Civil Service Law § 65 (4) provides as follows: “Successive provisional appointments. Successive provisional appointments shall not be made to the same position after the expiration of the authorized period of the original provisional appointment to such position; provided, however, that where an examination for a position or group of positions fails to produce a list adequate to fill all positions then held on a provisional basis, or where such list is exhausted immediately following its establishment, a new provisional appointment may be made to any such position remaining unfilled by permanent appointment, and such new provisional appointment may, in the discretion of the appointing authority, be given to a current or former provisional appointee in such position, except that a current or former provisional appointee who becomes eligible for permanent appointment to any such position shall, if he is then to be continued in or appointed to any such position be afforded permanent appointment to such position.” Civil Service Law § 65 (2) states that “[n]o provisional appointment shall continue for a period in excess of nine months.”
Petitioner’s provisional term expired on February 28, 1984 — nine months after the effective date of his appointment.
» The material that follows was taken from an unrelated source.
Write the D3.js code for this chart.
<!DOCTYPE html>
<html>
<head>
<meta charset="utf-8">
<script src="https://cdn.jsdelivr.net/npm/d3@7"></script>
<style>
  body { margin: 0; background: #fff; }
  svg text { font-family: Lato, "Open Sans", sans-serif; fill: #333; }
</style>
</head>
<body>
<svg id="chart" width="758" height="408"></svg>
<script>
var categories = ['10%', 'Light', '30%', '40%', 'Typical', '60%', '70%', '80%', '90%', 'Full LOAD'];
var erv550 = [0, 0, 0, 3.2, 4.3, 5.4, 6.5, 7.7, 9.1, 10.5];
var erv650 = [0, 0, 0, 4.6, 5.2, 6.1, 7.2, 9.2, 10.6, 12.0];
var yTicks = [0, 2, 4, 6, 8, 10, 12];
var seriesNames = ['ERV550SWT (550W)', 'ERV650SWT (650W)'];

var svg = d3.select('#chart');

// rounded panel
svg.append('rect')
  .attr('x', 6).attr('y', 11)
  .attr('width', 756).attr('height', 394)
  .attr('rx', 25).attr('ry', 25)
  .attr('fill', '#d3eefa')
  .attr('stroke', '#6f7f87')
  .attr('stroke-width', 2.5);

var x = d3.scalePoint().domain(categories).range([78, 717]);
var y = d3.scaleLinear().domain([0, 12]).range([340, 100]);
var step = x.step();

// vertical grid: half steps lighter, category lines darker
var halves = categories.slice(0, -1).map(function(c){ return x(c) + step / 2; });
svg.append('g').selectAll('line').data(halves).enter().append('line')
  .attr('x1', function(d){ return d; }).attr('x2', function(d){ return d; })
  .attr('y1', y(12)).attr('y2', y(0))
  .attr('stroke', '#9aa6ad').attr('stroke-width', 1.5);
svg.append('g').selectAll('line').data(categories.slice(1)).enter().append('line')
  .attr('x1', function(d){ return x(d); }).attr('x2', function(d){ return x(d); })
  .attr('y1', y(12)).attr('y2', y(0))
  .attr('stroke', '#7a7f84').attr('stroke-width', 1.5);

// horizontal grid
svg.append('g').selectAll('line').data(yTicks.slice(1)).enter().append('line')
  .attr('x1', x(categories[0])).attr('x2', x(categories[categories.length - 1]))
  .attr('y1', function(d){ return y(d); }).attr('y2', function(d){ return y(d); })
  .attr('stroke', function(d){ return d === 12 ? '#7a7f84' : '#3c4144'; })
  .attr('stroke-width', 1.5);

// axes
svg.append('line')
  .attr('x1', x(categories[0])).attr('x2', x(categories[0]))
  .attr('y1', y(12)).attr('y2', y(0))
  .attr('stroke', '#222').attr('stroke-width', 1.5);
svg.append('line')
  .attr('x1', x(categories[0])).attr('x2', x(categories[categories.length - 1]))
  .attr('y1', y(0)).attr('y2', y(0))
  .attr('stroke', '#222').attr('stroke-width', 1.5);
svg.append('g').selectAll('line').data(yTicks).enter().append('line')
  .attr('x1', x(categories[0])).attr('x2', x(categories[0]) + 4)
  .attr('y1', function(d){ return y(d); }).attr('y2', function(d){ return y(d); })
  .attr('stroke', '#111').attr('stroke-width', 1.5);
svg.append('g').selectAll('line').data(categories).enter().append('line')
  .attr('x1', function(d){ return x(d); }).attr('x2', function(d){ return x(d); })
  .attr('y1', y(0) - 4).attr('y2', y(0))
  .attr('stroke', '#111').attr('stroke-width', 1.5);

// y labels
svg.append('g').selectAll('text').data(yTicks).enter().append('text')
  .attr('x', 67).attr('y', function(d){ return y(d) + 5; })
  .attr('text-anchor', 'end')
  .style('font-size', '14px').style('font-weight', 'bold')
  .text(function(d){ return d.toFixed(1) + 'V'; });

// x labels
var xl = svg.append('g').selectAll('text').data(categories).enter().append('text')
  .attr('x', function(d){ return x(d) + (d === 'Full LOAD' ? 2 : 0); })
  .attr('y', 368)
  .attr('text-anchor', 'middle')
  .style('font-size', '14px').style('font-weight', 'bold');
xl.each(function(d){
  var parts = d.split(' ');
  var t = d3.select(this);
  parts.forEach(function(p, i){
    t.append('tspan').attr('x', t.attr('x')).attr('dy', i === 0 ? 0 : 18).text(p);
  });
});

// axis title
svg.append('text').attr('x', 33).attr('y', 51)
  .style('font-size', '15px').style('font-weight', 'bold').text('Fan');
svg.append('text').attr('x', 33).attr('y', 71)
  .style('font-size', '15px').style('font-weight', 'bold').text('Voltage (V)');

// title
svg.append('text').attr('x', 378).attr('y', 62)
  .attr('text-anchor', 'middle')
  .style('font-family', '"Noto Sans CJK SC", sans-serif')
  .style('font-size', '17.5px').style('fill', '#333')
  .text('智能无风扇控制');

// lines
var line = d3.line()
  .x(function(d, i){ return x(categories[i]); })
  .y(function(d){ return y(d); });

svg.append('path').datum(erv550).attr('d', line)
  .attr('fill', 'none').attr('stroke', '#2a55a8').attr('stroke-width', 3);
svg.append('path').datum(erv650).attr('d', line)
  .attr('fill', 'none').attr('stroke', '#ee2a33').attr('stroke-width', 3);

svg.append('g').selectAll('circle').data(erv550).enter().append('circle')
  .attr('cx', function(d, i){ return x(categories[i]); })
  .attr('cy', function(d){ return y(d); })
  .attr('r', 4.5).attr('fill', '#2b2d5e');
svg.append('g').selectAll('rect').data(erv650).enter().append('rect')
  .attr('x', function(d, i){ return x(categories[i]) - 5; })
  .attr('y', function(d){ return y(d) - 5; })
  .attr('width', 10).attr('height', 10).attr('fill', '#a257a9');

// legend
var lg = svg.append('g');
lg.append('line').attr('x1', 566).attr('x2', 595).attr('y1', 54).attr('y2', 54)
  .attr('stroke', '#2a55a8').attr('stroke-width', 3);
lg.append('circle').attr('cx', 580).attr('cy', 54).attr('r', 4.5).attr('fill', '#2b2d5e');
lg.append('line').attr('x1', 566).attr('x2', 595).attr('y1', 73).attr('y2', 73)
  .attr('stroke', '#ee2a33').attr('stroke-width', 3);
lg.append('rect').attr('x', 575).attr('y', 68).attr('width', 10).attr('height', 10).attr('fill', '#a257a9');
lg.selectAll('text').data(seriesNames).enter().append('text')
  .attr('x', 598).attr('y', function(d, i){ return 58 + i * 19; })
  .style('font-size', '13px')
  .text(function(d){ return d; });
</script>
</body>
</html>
When the eligible list certified on February 14, 1984 proved to be inadequate (Civil Service Law § 61 [1]; see also, Matter of La Sota v Green, 76 AD2d 895, revd on other grounds 53 NY2d 631), the County could have made a new, successive provisional appointment to the Deputy Commissioner position since that *385position remained unfilled by permanent appointment. Nothing in the statute requires that such successive appointment be made from the inadequate eligible list or that it be given to the person who held the prior provisional appointment to that position.
However, in the case at bar, no new provisional appointment was made. Petitioner was simply “continued in” that position, past the expiration of his provisional term. This being the case, and because petitioner has become “eligible” by virtue of his standing on the new certified list, the statute requires that he “be afforded permanent appointment to that position” (Civil Service Law § 65 [4]; see also, Matter of La Sota v Green, 53 NY2d 631, supra). Civil Service Law § 65 (3) is not applicable because that subdivision applies where an “appropriate eligible list” is established and not where, as here, the eligible list is inadequate (cf. Matter of Haynes v County of Chautauqua, 55 NY2d 814).
Accordingly, petitioner should have been afforded a permanent appointment with probationary status as of February 29, 1984, when he commenced serving a second provisional term. The probation period shall be continued as of the date of reinstatement pursuant to this decision, with credit towards such probationary term for the period from February 29, 1984 until March 12, 1984. Back pay shall be awarded from the date of termination.